Now, we have to find the value of $\int{\dfrac{{{x}^{e-1}}+{{e}^{x-1}}}{{{x}^{e}}+{{e}^{x}}}dx}$
Let us consider,
$\Rightarrow \int{\dfrac{{{x}^{e-1}}+{{e}^{x-1}}}{{{x}^{e}}+{{e}^{x}}}dx}$
We know that, $\int{\dfrac{f'\left( x \right)}{f\left( x \right)}dx=\log \left( f\left( x \right) \right)}$ so we are going to apply this rule of integration here.

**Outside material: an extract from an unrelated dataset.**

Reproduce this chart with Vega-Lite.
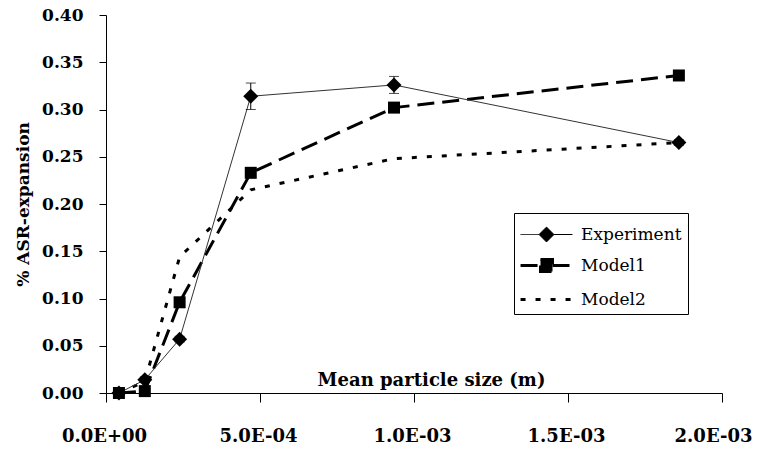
{
  "$schema": "https://vega.github.io/schema/vega-lite/v6.json",
  "width": 616,
  "height": 378,
  "autosize": {"type": "none"},
  "padding": {"left": 106, "top": 15, "right": 36, "bottom": 61},
  "background": "white",
  "config": {
    "view": {"stroke": null},
    "font": "DejaVu Serif",
    "axis": {
      "grid": false,
      "domainColor": "black",
      "domainWidth": 1,
      "tickColor": "black",
      "tickWidth": 1,
      "labelFont": "DejaVu Serif",
      "labelFontWeight": "bold",
      "labelColor": "black",
      "titleFont": "DejaVu Serif",
      "titleFontWeight": "bold",
      "titleColor": "black"
    },
    "legend": {
      "orient": "none",
      "legendX": 408,
      "legendY": 198,
      "strokeColor": "black",
      "fillColor": "white",
      "padding": 6,
      "symbolSize": 900,
      "symbolOffset": 10,
      "labelFont": "DejaVu Serif",
      "labelFontSize": 17,
      "labelFontWeight": "normal",
      "labelColor": "black",
      "labelOffset": 18,
      "rowPadding": 5,
      "labelLimit": 300
    }
  },
  "data": {
    "values": [
      {"series": "Experiment", "x": 0.000042, "y": 0.000, "lo": -0.005, "hi": 0.005},
      {"series": "Experiment", "x": 0.000126, "y": 0.014, "lo": 0.011, "hi": 0.017},
      {"series": "Experiment", "x": 0.000239, "y": 0.057, "lo": 0.054, "hi": 0.060},
      {"series": "Experiment", "x": 0.000470, "y": 0.314, "lo": 0.300, "hi": 0.328},
      {"series": "Experiment", "x": 0.000935, "y": 0.326, "lo": 0.317, "hi": 0.335},
      {"series": "Experiment", "x": 0.001860, "y": 0.265, "lo": 0.262, "hi": 0.268},
      {"series": "Model1", "x": 0.000042, "y": 0.000},
      {"series": "Model1", "x": 0.000126, "y": 0.002},
      {"series": "Model1", "x": 0.000239, "y": 0.096},
      {"series": "Model1", "x": 0.000470, "y": 0.233},
      {"series": "Model1", "x": 0.000935, "y": 0.302},
      {"series": "Model1", "x": 0.001860, "y": 0.336},
      {"series": "Model2", "x": 0.000042, "y": 0.000},
      {"series": "Model2", "x": 0.000126, "y": 0.012},
      {"series": "Model2", "x": 0.000239, "y": 0.144},
      {"series": "Model2", "x": 0.000470, "y": 0.215},
      {"series": "Model2", "x": 0.000935, "y": 0.248},
      {"series": "Model2", "x": 0.001860, "y": 0.265}
    ]
  },
  "encoding": {
    "x": {
      "field": "x",
      "type": "quantitative",
      "scale": {"domain": [0, 0.002], "nice": false, "zero": false},
      "axis": {
        "title": "Mean particle size (m)",
        "values": [0, 0.0005, 0.001, 0.0015, 0.002],
        "labelExpr": "datum.value == 0 ? '0.0E+00' : datum.value < 0.0007 ? '5.0E-04' : datum.value < 0.0012 ? '1.0E-03' : datum.value < 0.0017 ? '1.5E-03' : '2.0E-03'",
        "labelFontSize": 18,
        "labelOffset": {"condition": {"test": "datum.value >= 0.0019", "value": -9}, "value": -2},
        "tickSize": 9,
        "labelPadding": 25,
        "labelBaseline": "top",
        "titleFontSize": 18,
        "titleX": 325,
        "titleY": -8,
        "titleAlign": "center",
        "titleBaseline": "alphabetic",
        "labelFlush": false,
        "labelOverlap": false
      }
    },
    "y": {
      "field": "y",
      "type": "quantitative",
      "scale": {"domain": [0, 0.4], "nice": false},
      "axis": {
        "title": "% ASR-expansion",
        "values": [0, 0.05, 0.1, 0.15, 0.2, 0.25, 0.3, 0.35, 0.4],
        "format": ".2f",
        "labelFontSize": 17,
        "tickSize": 7,
        "labelPadding": 16,
        "titleFontSize": 17,
        "titleX": -83,
        "titleY": 189,
        "titleAngle": 270,
        "titleAlign": "center",
        "titleBaseline": "middle",
        "labelFlush": false,
        "labelOverlap": false
      }
    }
  },
  "layer": [
    {
      "transform": [{"filter": "datum.series == 'Model2'"}],
      "mark": {"type": "line", "color": "black", "strokeWidth": 3, "strokeDash": [5, 10]}
    },
    {
      "transform": [{"filter": "datum.series == 'Model1'"}],
      "mark": {"type": "line", "color": "black", "strokeWidth": 3, "strokeDash": [17, 8]}
    },
    {
      "transform": [{"filter": "datum.series == 'Experiment'"}],
      "mark": {"type": "line", "color": "#333333", "strokeWidth": 1}
    },
    {
      "transform": [{"filter": "datum.series == 'Experiment'"}],
      "mark": {"type": "rule", "color": "black", "strokeWidth": 1},
      "encoding": {"y": {"field": "lo", "type": "quantitative"}, "y2": {"field": "hi"}}
    },
    {
      "transform": [{"filter": "datum.series == 'Experiment'"}],
      "mark": {"type": "tick", "orient": "horizontal", "color": "black", "thickness": 1, "size": 10},
      "encoding": {"y": {"field": "lo", "type": "quantitative"}}
    },
    {
      "transform": [{"filter": "datum.series == 'Experiment'"}],
      "mark": {"type": "tick", "orient": "horizontal", "color": "black", "thickness": 1, "size": 10},
      "encoding": {"y": {"field": "hi", "type": "quantitative"}}
    },
    {
      "transform": [{"filter": "datum.series == 'Model1'"}],
      "mark": {"type": "point", "shape": "square", "filled": true, "color": "black", "opacity": 1, "size": 144}
    },
    {
      "transform": [{"filter": "datum.series == 'Experiment'"}],
      "mark": {"type": "point", "shape": "diamond", "filled": true, "color": "black", "opacity": 1, "size": 225}
    },
    {
      "mark": {"type": "point", "filled": true, "fill": "black", "stroke": "black", "opacity": 0},
      "encoding": {
        "shape": {
          "field": "series",
          "type": "nominal",
          "scale": {
            "domain": ["Experiment", "Model1", "Model2"],
            "range": [
              "M-1.73,0H-0.5M0.5,0H1.73M0,-0.5L0.5,0L0,0.5L-0.5,0Z",
              "M-1.73,0H-0.4M0.4,0H1.73M-0.4,-0.4H0.4V0.4H-0.4Z",
              "M-1.73,0H1.73"
            ]
          },
          "legend": {"title": null}
        },
        "strokeDash": {
          "field": "series",
          "type": "nominal",
          "scale": {
            "domain": ["Experiment", "Model1", "Model2"],
            "range": [[1, 0], [17, 8], [5, 10]]
          },
          "legend": {"title": null}
        },
        "strokeWidth": {
          "field": "series",
          "type": "nominal",
          "scale": {
            "type": "ordinal",
            "domain": ["Experiment", "Model1", "Model2"],
            "range": [1, 3, 3]
          },
          "legend": {"title": null}
        }
      }
    }
  ]
}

Let us adjust derivative of denominator in the numerator
$\Rightarrow \int{\dfrac{{{x}^{e-1}}+{{e}^{x-1}}}{{{x}^{e}}+{{e}^{x}}}dx}=\int{\dfrac{{{x}^{e-1}}+\dfrac{{{e}^{x}}}{e}}{{{x}^{e}}+{{e}^{x}}}dx}$
Now we simplify the numerator and hence we get,

$\Rightarrow \int{\dfrac{{{x}^{e-1}}+{{e}^{x-1}}}{{{x}^{e}}+{{e}^{x}}}dx}=\int{\dfrac{e{{x}^{e-1}}+{{e}^{x}}}{e\left( {{x}^{e}}+{{e}^{x}} \right)}}dx$
As we know that $e$ is the constant so by taking $\dfrac{1}{e}$ outside the integration sign we get,
$\Rightarrow \int{\dfrac{{{x}^{e-1}}+{{e}^{x-1}}}{{{x}^{e}}+{{e}^{x}}}dx}=\dfrac{1}{e}\int{\dfrac{e{{x}^{e-1}}+{{e}^{x}}}{\left( {{x}^{e}}+{{e}^{x}} \right)}}dx$
Also we know that, $\dfrac{d}{dx}\left( {{x}^{e}}+{{e}^{x}} \right)=e{{x}^{e-1}}+{{e}^{x}}$. Hence, we can write
$\Rightarrow \int{\dfrac{{{x}^{e-1}}+{{e}^{x-1}}}{{{x}^{e}}+{{e}^{x}}}dx}=\dfrac{1}{e}\int{\dfrac{\dfrac{d}{dx}\left( {{x}^{e}}+{{e}^{x}} \right)}{\left( {{x}^{e}}+{{e}^{x}} \right)}}dx$
Now, by applying $\int{\dfrac{f'\left( x \right)}{f\left( x \right)}dx=\log \left( f\left( x \right) \right)}$ we can write,
$\Rightarrow \int{\dfrac{{{x}^{e-1}}+{{e}^{x-1}}}{{{x}^{e}}+{{e}^{x}}}dx}=\dfrac{1}{e}\log \left( {{x}^{e}}+{{e}^{x}} \right)+c$
Hence, option (c) is the correct option.

Note: In this type of question students have to apply rules of integration. Students have to remember that integration is the inverse process of differentiation. Also students have to note that there are two types of definite integral and indefinite integral. Definite integral has both upper and lower limits so that after evaluating definite integral students will get a finite value. Indefinite integral does not have defined upper and lower limits but after evaluating indefinite integral students have to add $c$ to the final answer which is called a constant of integration.